Julie: Yeah. Like last week. It’s down to the wire.

 What is the one quality Fiona has that you like most about?

Cameron: I like that she’s the anchor to all these crazy characters that swarm around her in this tribe called Shrek. She’s like the straight man.

 Julie: She’s the glue.

 Cameron: She’s the glue and she kind of guides it through. That’s why when I see her, and I hear Antonio and Eddie, they ad-lib a lot, but Fiona, I have a lot of alternate lines that I go with Fiona with. As Julie said, you do it a thousand different ways. You do it every which way but I feel like she’s the arrow that’s been shot and she everything else is sort of traveling with her so…

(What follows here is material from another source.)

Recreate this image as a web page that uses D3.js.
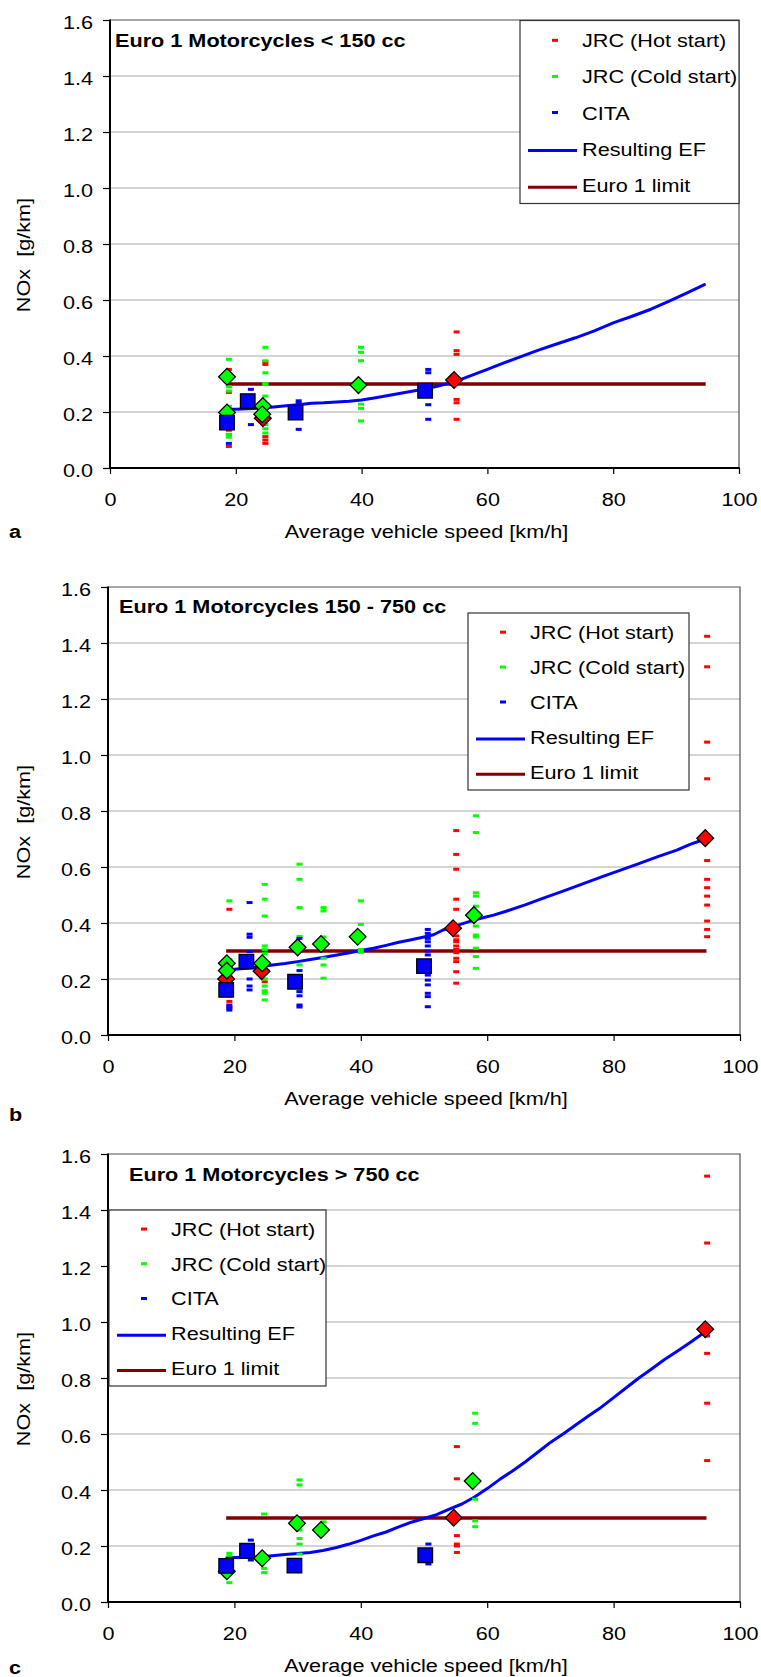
<!DOCTYPE html>
<html>
<head>
<meta charset="utf-8">
<script src="https://cdn.jsdelivr.net/npm/d3@7"></script>
<style>
  html, body { margin: 0; padding: 0; background: #fff; }
  svg text { font-family: "Liberation Sans", Arial, Helvetica, sans-serif; white-space: pre; }
</style>
</head>
<body>
<svg id="chart" width="761" height="1677"></svg>
<script>
// ---------- shared axis / label data ----------
const speedTicks = [0, 20, 40, 60, 80, 100];
const noxTicks = [0, 0.2, 0.4, 0.6, 0.8, 1.0, 1.2, 1.4, 1.6];
const panelLetters = ["a", "b", "c"];
const panelTitles = [
  "Euro 1 Motorcycles < 150 cc",
  "Euro 1 Motorcycles 150 - 750 cc",
  "Euro 1 Motorcycles > 750 cc"
];
const legendLabels = ["JRC (Hot start)", "JRC (Cold start)", "CITA", "Resulting EF", "Euro 1 limit"];
const xTitle = "Average vehicle speed [km/h]";
const yTitle = "NOx  [g/km]";
const euroLimit = 0.3;
const limitSpan = [18.7, 94.7];

// ---------- panel a: < 150 cc ----------
const hotA = [
  [18.9, [0.352, 0.27, 0.148, 0.135, 0.12, 0.077]],
  [24.7, [0.38, 0.37, 0.30, 0.18, 0.112, 0.10, 0.088]],
  [55.1, [0.486, 0.419, 0.406, 0.245, 0.233, 0.174]]
];
const coldA = [
  [18.9, [0.388, 0.33, 0.29, 0.275, 0.22, 0.18, 0.12, 0.11]],
  [24.7, [0.431, 0.383, 0.34, 0.302, 0.298, 0.257, 0.22, 0.17, 0.155, 0.14, 0.125]],
  [39.9, [0.431, 0.413, 0.383, 0.228, 0.213, 0.168]]
];
const citaA = [
  [18.9, [0.195, 0.17, 0.088]],
  [22.4, [0.281, 0.155]],
  [30.0, [0.24, 0.232, 0.138]],
  [50.6, [0.352, 0.34, 0.226, 0.174]]
];
const hotMeanA = [[24.3, 0.178], [54.7, 0.314]];
const coldMeanA = [[18.6, 0.326], [18.6, 0.198], [24.3, 0.221], [24.2, 0.192], [39.5, 0.296]];
const citaMeanA = [[18.6, 0.162], [21.9, 0.239], [29.5, 0.198], [50.1, 0.276]];
const efSpeedA = [18.7, 20, 22, 24, 26, 28, 30, 32, 34, 36, 38, 40, 42, 44, 46, 48, 50, 52, 54, 56, 58, 60, 62, 65, 68, 71, 74, 77, 80, 83, 86, 89, 92, 94.5];
const efA = [0.21, 0.21, 0.212, 0.213, 0.218, 0.222, 0.226, 0.231, 0.233, 0.236, 0.238, 0.243, 0.25, 0.258, 0.266, 0.274, 0.282, 0.292, 0.303, 0.318, 0.335, 0.352, 0.37, 0.395, 0.42, 0.443, 0.465, 0.49, 0.518, 0.542, 0.567, 0.597, 0.628, 0.655];

// ---------- panel b: 150 - 750 cc ----------
const hotB = [
  [19.2, [0.449, 0.21, 0.19, 0.14, 0.12, 0.10]],
  [24.8, [0.19]],
  [55.1, [0.73, 0.645, 0.592, 0.485, 0.449, 0.354, 0.34, 0.333, 0.318, 0.306, 0.294, 0.274, 0.262, 0.226, 0.185]],
  [94.8, [1.424, 1.315, 1.046, 0.915, 0.623, 0.556, 0.526, 0.496, 0.464, 0.407, 0.377, 0.351]]
];
const coldB = [
  [19.2, [0.479, 0.27, 0.24]],
  [24.8, [0.538, 0.485, 0.425, 0.318, 0.305, 0.29, 0.22, 0.2, 0.175, 0.158, 0.149, 0.125]],
  [30.3, [0.61, 0.556, 0.455, 0.352, 0.25, 0.155]],
  [34.1, [0.455, 0.443, 0.35, 0.274, 0.25, 0.203]],
  [40.0, [0.479, 0.395, 0.305, 0.295]],
  [58.2, [0.783, 0.723, 0.508, 0.496, 0.46, 0.389, 0.357, 0.35, 0.31, 0.28, 0.238]]
];
const citaB = [
  [19.2, [0.26, 0.2, 0.107, 0.097, 0.089]],
  [22.4, [0.473, 0.36, 0.349, 0.298, 0.2, 0.175, 0.161]],
  [30.3, [0.345, 0.3, 0.23, 0.208, 0.17, 0.155, 0.14, 0.107, 0.1]],
  [50.6, [0.377, 0.363, 0.345, 0.333, 0.318, 0.3, 0.286, 0.264, 0.244, 0.226, 0.214, 0.196, 0.179, 0.149, 0.137, 0.101]]
];
const hotMeanB = [[18.7, 0.2], [24.3, 0.228], [54.6, 0.381], [94.5, 0.703]];
const coldMeanB = [[18.8, 0.256], [18.8, 0.23], [24.4, 0.256], [30.0, 0.313], [33.7, 0.325], [39.5, 0.351], [57.9, 0.428]];
const citaMeanB = [[18.7, 0.161], [21.9, 0.262], [29.6, 0.19], [50.0, 0.246]];
const efSpeedB = [18.8, 20, 22, 24, 26, 28, 30, 32, 34, 36, 38, 40, 42, 44, 46, 48, 50, 51.5, 53, 55, 57, 59, 61, 63, 66, 69, 72, 75, 78, 81, 84, 87, 90, 92, 94.5];
const efB = [0.23, 0.235, 0.238, 0.244, 0.25, 0.255, 0.262, 0.27, 0.277, 0.285, 0.293, 0.302, 0.31, 0.32, 0.331, 0.34, 0.35, 0.358, 0.375, 0.39, 0.404, 0.417, 0.428, 0.442, 0.465, 0.49, 0.514, 0.539, 0.564, 0.588, 0.612, 0.637, 0.66, 0.68, 0.70];

// ---------- panel c: > 750 cc ----------
const hotC = [
  [55.2, [0.555, 0.44, 0.237, 0.207, 0.2, 0.177]],
  [94.8, [1.521, 1.282, 0.95, 0.888, 0.71, 0.505]]
];
const coldC = [
  [19.2, [0.174, 0.165, 0.1, 0.069]],
  [24.7, [0.314, 0.12, 0.105]],
  [30.3, [0.436, 0.418, 0.257, 0.227, 0.207, 0.171]],
  [34.1, [0.286, 0.27]],
  [58.1, [0.674, 0.638, 0.367, 0.29, 0.269]]
];
const citaC = [
  [19.2, [0.156, 0.14]],
  [22.6, [0.221, 0.2, 0.15]],
  [50.7, [0.207, 0.136]]
];
const hotMeanC = [[54.7, 0.301], [94.5, 0.974]];
const coldMeanC = [[18.8, 0.11], [24.4, 0.156], [29.9, 0.281], [33.7, 0.257], [57.7, 0.432]];
const citaMeanC = [[18.7, 0.129], [22.0, 0.183], [29.5, 0.13], [50.2, 0.167]];
const efSpeedC = [18.8, 20, 22, 24, 26, 28, 30, 32, 34, 36, 38, 40, 42, 44, 46, 48, 50, 52, 54, 56, 58, 60, 62, 64, 66, 68, 70, 72, 74, 76, 78, 80, 82, 84, 86, 88, 90, 92, 94.5];
const efC = [0.158, 0.159, 0.16, 0.161, 0.165, 0.17, 0.173, 0.177, 0.184, 0.194, 0.206, 0.22, 0.236, 0.25, 0.268, 0.285, 0.298, 0.312, 0.332, 0.35, 0.375, 0.405, 0.438, 0.468, 0.5, 0.535, 0.57, 0.6, 0.632, 0.664, 0.695, 0.73, 0.765, 0.8, 0.832, 0.865, 0.895, 0.925, 0.965];

// ---------- styling ----------
const FONT = 19;        // px
const SX = 1.14;        // horizontal stretch of the lettering
const COL_HOT = "#ff0000", COL_COLD = "#00ff00", COL_CITA = "#0000ff";
const COL_EF = "#0000ff", COL_LIMIT = "#800000";

// panel placement (plot rectangle, legend box, title anchor, letter baseline)
const layout = [
  { L: 110, R: 739, T: 20, B: 468, legend: [520, 20.5, 219, 183], title: [115, 47], letterY: 538 },
  { L: 108, R: 740, T: 587, B: 1035, legend: [468, 613, 221, 177], title: [119, 613], letterY: 1121 },
  { L: 108, R: 740, T: 1154, B: 1602, legend: [109, 1210, 217, 176], title: [129, 1181], letterY: 1674 }
];

const panelData = [
  { hot: hotA, cold: coldA, cita: citaA, hotMean: hotMeanA, coldMean: coldMeanA, citaMean: citaMeanA, efSpeed: efSpeedA, ef: efA },
  { hot: hotB, cold: coldB, cita: citaB, hotMean: hotMeanB, coldMean: coldMeanB, citaMean: citaMeanB, efSpeed: efSpeedB, ef: efB },
  { hot: hotC, cold: coldC, cita: citaC, hotMean: hotMeanC, coldMean: coldMeanC, citaMean: citaMeanC, efSpeed: efSpeedC, ef: efC }
];

const svg = d3.select("#chart");

// stretched text helper: anchor point (x,y), optional rotation
function label(parent, x, y, str, opts = {}) {
  const rot = opts.rotate ? ` rotate(${opts.rotate})` : "";
  return parent.append("text")
    .attr("transform", `translate(${x},${y})${rot} scale(${SX},1)`)
    .attr("text-anchor", opts.anchor || "start")
    .attr("font-size", opts.size || FONT)
    .attr("font-weight", opts.bold ? "bold" : "normal")
    .attr("fill", "#000")
    .attr("xml:space", "preserve")
    .text(str);
}

const diamond = d3.symbol(d3.symbolSquare, 140);
const square = d3.symbol(d3.symbolSquare, 212);

layout.forEach((lay, i) => {
  const data = panelData[i];
  const g = svg.append("g");
  const x = d3.scaleLinear().domain([0, 100]).range([lay.L, lay.R]);
  const y = d3.scaleLinear().domain([0, 1.6]).range([lay.B, lay.T]);

  // horizontal gridlines
  g.append("g").selectAll("line")
    .data(noxTicks.filter(v => v > 0 && v < 1.6))
    .join("line")
    .attr("x1", lay.L).attr("x2", lay.R)
    .attr("y1", d => y(d)).attr("y2", d => y(d))
    .attr("stroke", "#c6c6c6").attr("stroke-width", 1.3);

  // top and right frame
  g.append("path")
    .attr("d", `M${lay.L},${lay.T}H${lay.R}V${lay.B}`)
    .attr("fill", "none").attr("stroke", "#505050").attr("stroke-width", 1.2);

  // y axis
  const gy = g.append("g")
    .attr("transform", `translate(${lay.L},0)`)
    .call(d3.axisLeft(y).tickValues(noxTicks).tickSize(7).tickFormat(d3.format(".1f")));
  gy.select(".domain").remove();
  gy.selectAll(".tick line").attr("stroke", "#000").attr("stroke-width", 1.2);
  gy.selectAll(".tick text")
    .attr("x", null).attr("dy", null)
    .attr("transform", `translate(-17,8) scale(${SX},1)`)
    .attr("font-size", FONT).attr("fill", "#000")
    .attr("font-family", '"Liberation Sans", Arial, sans-serif');

  // x axis
  const gx = g.append("g")
    .attr("transform", `translate(0,${lay.B})`)
    .call(d3.axisBottom(x).tickValues(speedTicks).tickSize(6).tickFormat(d3.format("d")));
  gx.select(".domain").remove();
  gx.selectAll(".tick line").attr("stroke", "#000").attr("stroke-width", 1.2);
  gx.selectAll(".tick text")
    .attr("y", null).attr("dy", null)
    .attr("transform", `translate(0,38) scale(${SX},1)`)
    .attr("font-size", FONT).attr("fill", "#000")
    .attr("font-family", '"Liberation Sans", Arial, sans-serif');

  // axis lines
  g.append("line").attr("x1", lay.L).attr("x2", lay.L).attr("y1", lay.T - 0.6).attr("y2", lay.B + 1)
    .attr("stroke", "#000").attr("stroke-width", 2);
  g.append("line").attr("x1", lay.L - 1).attr("x2", lay.R + 0.6).attr("y1", lay.B).attr("y2", lay.B)
    .attr("stroke", "#000").attr("stroke-width", 2);

  // Euro 1 limit
  g.append("line")
    .attr("x1", x(limitSpan[0])).attr("x2", x(limitSpan[1]))
    .attr("y1", y(euroLimit)).attr("y2", y(euroLimit))
    .attr("stroke", COL_LIMIT).attr("stroke-width", 3.5);

  // resulting emission factor curve
  g.append("path")
    .datum(d3.zip(data.efSpeed, data.ef))
    .attr("d", d3.line().x(d => x(d[0])).y(d => y(d[1])))
    .attr("fill", "none").attr("stroke", COL_EF).attr("stroke-width", 3)
    .attr("stroke-linejoin", "round").attr("stroke-linecap", "round");

  // individual measurements as short dashes
  const dashes = (series, color) => {
    const pts = [];
    series.forEach(([s, vals]) => vals.forEach(v => pts.push([s, v])));
    g.append("g").selectAll("rect").data(pts).join("rect")
      .attr("x", d => x(d[0]) - 3).attr("y", d => y(d[1]) - 1.5)
      .attr("width", 6).attr("height", 3)
      .attr("fill", color);
  };
  dashes(data.hot, COL_HOT);
  dashes(data.cold, COL_COLD);
  dashes(data.cita, COL_CITA);

  // cycle averages
  const means = (pts, color, sym, rot) => {
    g.append("g").selectAll("path").data(pts).join("path")
      .attr("d", sym)
      .attr("transform", d => `translate(${x(d[0])},${y(d[1])})${rot ? " rotate(45)" : ""}`)
      .attr("fill", color).attr("stroke", "#000").attr("stroke-width", 1.3);
  };
  means(data.hotMean, COL_HOT, diamond, true);
  means(data.coldMean, COL_COLD, diamond, true);
  means(data.citaMean, COL_CITA, square, false);

  // panel title
  label(g, lay.title[0], lay.title[1], panelTitles[i], { bold: true });

  // legend
  const [bx, by, bw, bh] = lay.legend;
  const lg = g.append("g");
  lg.append("rect").attr("x", bx).attr("y", by).attr("width", bw).attr("height", bh)
    .attr("fill", "#fff").attr("stroke", "#333").attr("stroke-width", 1.2);
  const rows = [19.5, 55, 90.5, 126, 162];
  const legendColors = [COL_HOT, COL_COLD, COL_CITA, COL_EF, COL_LIMIT];
  legendLabels.forEach((lab, k) => {
    const ry = by + rows[k] * bh / 180;
    if (k < 3) {
      lg.append("rect").attr("x", bx + 35 - 3).attr("y", ry - 1.5).attr("width", 6).attr("height", 3)
        .attr("fill", legendColors[k]);
    } else {
      lg.append("line").attr("x1", bx + 8).attr("x2", bx + 57).attr("y1", ry + 2).attr("y2", ry + 2)
        .attr("stroke", legendColors[k]).attr("stroke-width", 3);
    }
    label(lg, bx + 62, ry + 7, lab);
  });

  // axis titles and panel letter
  label(g, (lay.L + lay.R) / 2 + 2, lay.B + 70, xTitle, { anchor: "middle" });
  label(g, 30, (lay.T + lay.B) / 2 + 11, yTitle, { anchor: "middle", rotate: -90 });
  label(g, 9, lay.letterY, panelLetters[i], { bold: true });
});
</script>
</body>
</html>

 Any thoughts on Justin Timberlake’s performance?

Cameron: I think he’s fantastic.

 Julie: He’s wonderful. He’s great.

 Why do you think he was cast?

 Cameron: I think Jeffrey Katzenberg had a crush on him for a really long time.  (she laughs)

 Julie: I know I did.

 Cameron: You remember in the first Shrek, there was this Sir Justin poster over Fiona’s bed. I had nothing to do with that. That was something that Jeffrey had in his mind for a while.

 Julie: They take any aspect of life and tweak it the tiniest bit.

 Cameron: It’s great. It’s fun. It’s really appropriate.

 Julie: Obviously, they do their homework one way or another.

 Have they asked you for Shrek 4 yet?

Julie:  Oh, if they do…

 Cameron: I’m in it.  I’m there. I’ll buy a ticket.

 (just to be clear… the way Cameron said her answer was not meant to say she had signed on, but that she’d be willing to come back to the series.)